Artist of the week 85: Lisa Yuskavage

This article is more than 14 years old
This New York artist's hyper-sexualised pin-up girls, painted with the sophistication of Renaissance masters, are both funny and freaky

Lisa Yuskavage's grotesque pin-up girls are lurid and luscious. Her paintings depict women with swollen bellies, swinging hips and jumbo-size breasts, rosy cheeks and small cherry mouths. Often depicted falling out of their clothes in the bedroom, or romping in the great, candy-coloured outdoors, these are fantasy femmes who give with every desirable inch, even as their eyes are locked in introspection. They are at once deliciously inviting and at the same time intensely difficult to handle. As overblown sex objects, they seem to play to, yet also cross-examine, society's obsession with female sexuality.

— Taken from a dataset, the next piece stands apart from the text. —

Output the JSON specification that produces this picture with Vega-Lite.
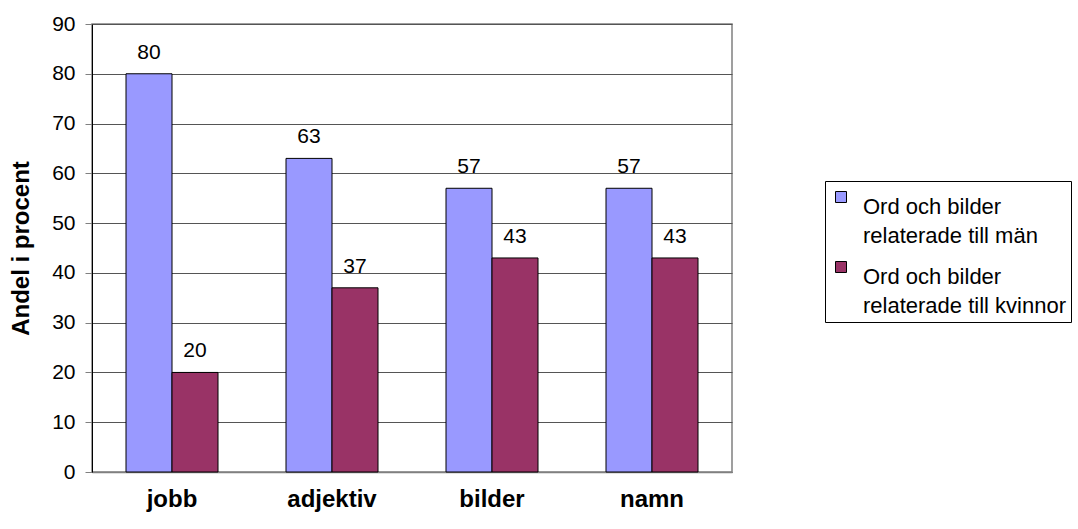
{
  "$schema": "https://vega.github.io/schema/vega-lite/v6.json",
  "width": 640,
  "height": 448,
  "autosize": {"type": "none"},
  "padding": {"left": 92, "top": 24, "right": 346, "bottom": 57},
  "background": "white",
  "config": {
    "font": "Liberation Sans",
    "view": {"stroke": "#808080", "strokeWidth": 1.5},
    "style": {"guide-label": {"lineHeight": 29}}
  },
  "data": {
    "values": [
      {"kategori": "jobb", "serie": "Ord och bilder relaterade till män", "andel": 80},
      {"kategori": "jobb", "serie": "Ord och bilder relaterade till kvinnor", "andel": 20},
      {"kategori": "adjektiv", "serie": "Ord och bilder relaterade till män", "andel": 63},
      {"kategori": "adjektiv", "serie": "Ord och bilder relaterade till kvinnor", "andel": 37},
      {"kategori": "bilder", "serie": "Ord och bilder relaterade till män", "andel": 57},
      {"kategori": "bilder", "serie": "Ord och bilder relaterade till kvinnor", "andel": 43},
      {"kategori": "namn", "serie": "Ord och bilder relaterade till män", "andel": 57},
      {"kategori": "namn", "serie": "Ord och bilder relaterade till kvinnor", "andel": 43}
    ]
  },
  "encoding": {
    "x": {
      "field": "kategori",
      "type": "nominal",
      "sort": ["jobb", "adjektiv", "bilder", "namn"],
      "scale": {"paddingInner": 0.425, "paddingOuter": 0.2125},
      "axis": {
        "title": null,
        "labelAngle": 0,
        "labelFont": "Liberation Sans",
        "labelFontSize": 24,
        "labelFontWeight": "bold",
        "labelColor": "black",
        "labelPadding": 15,
        "labelDx": -7,
        "ticks": false,
        "domainColor": "#808080",
        "domainWidth": 1.5
      }
    },
    "xOffset": {
      "field": "serie",
      "type": "nominal",
      "sort": ["Ord och bilder relaterade till män", "Ord och bilder relaterade till kvinnor"]
    },
    "y": {
      "field": "andel",
      "type": "quantitative",
      "scale": {"domain": [0, 90], "nice": false},
      "axis": {
        "title": "Andel i procent",
        "titleFont": "Liberation Sans",
        "titleFontSize": 24,
        "titleFontWeight": "bold",
        "titleColor": "black",
        "titlePadding": 18,
        "values": [0, 10, 20, 30, 40, 50, 60, 70, 80, 90],
        "labelFontSize": 21,
        "labelColor": "black",
        "labelPadding": 10,
        "tickSize": 7,
        "tickColor": "#808080",
        "domainColor": "black",
        "gridColor": "#555555",
        "gridWidth": 1.2
      }
    }
  },
  "layer": [
    {
      "mark": {"type": "bar", "stroke": "black", "strokeWidth": 1},
      "encoding": {
        "color": {
          "field": "serie",
          "type": "nominal",
          "sort": ["Ord och bilder relaterade till män", "Ord och bilder relaterade till kvinnor"],
          "scale": {
            "domain": ["Ord och bilder relaterade till män", "Ord och bilder relaterade till kvinnor"],
            "range": ["#9999FF", "#993366"]
          },
          "legend": {
            "title": null,
            "orient": "none",
            "legendX": 733,
            "legendY": 157,
            "direction": "vertical",
            "symbolType": "square",
            "symbolSize": 121,
            "symbolStrokeColor": "black",
            "symbolStrokeWidth": 1,
            "symbolOpacity": 1,
            "labelFontSize": 22,
            "labelColor": "black",
            "labelLimit": 400,
            "labelExpr": "split(replace(datum.label, 'bilder ', 'bilder|'), '|')",
            "labelBaseline": "top",
            "labelOffset": 11,
            "strokeColor": "black",
            "padding": 5,
            "rowPadding": 9,
            "fillColor": "white"
          }
        }
      }
    },
    {
      "mark": {"type": "text", "dy": -21, "fontSize": 21, "color": "black", "font": "Liberation Sans"},
      "encoding": {
        "text": {"field": "andel", "type": "quantitative"}
      }
    }
  ]
}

In the past two decades the New York-based Yuskavage has emerged as one of the most provocative painters of her generation. Like her friend and peer John Currin, she does things that artists aren't supposed to do with paint. This has as much to do with her unholy mix of styles as her subject matter. These kitsch exaggerated nudes are realised with the sophistication of Renaissance masters – she cites the great Venetian artist Giovanni Bellini as one of her greatest influences – but the American popular painter Margaret Keane's impossibly cutesy images of saucer-eyed children have left their mark too.

Yuskavage's work wasn't always so brazen. For her New York debut show in 1990, she depicted women who demurely turned away. She now declares these paintings "weak and ashamed", and took a year off before returning with work reinvigorated. Her Bad Baby series from 1991 features semi-naked, doll-faced women timidly emerging from sweaty fuchsia pink, apple green or electric blue surfaces – a riff on colour field painting.

Sometimes Yuskavage's settings are subversively far-out, as with some of her latest paintings where figures in rainbow-striped stocks emerge from a rubble pile like post-apocalyptic Pippi Longstockings. Hinged between mystery and absurdity, they are as funny, freaky and frightening as they are titillating.

Why we like her: In her series of PieFace paintings, Yuskavage's women are painted with their faces covered, ludicrously, in custard pie – but something ferocious seems to lurk beneath.

Roleplay: When Yuskavage first began painting these hyper-sexualised women, she says she imagined a fictional male gaze: Dennis Hopper's character Frank Booth, the gas-inhaling deviant from Blue Velvet.

Where can I see her? At Greengrassi, London, until 29 May 2010.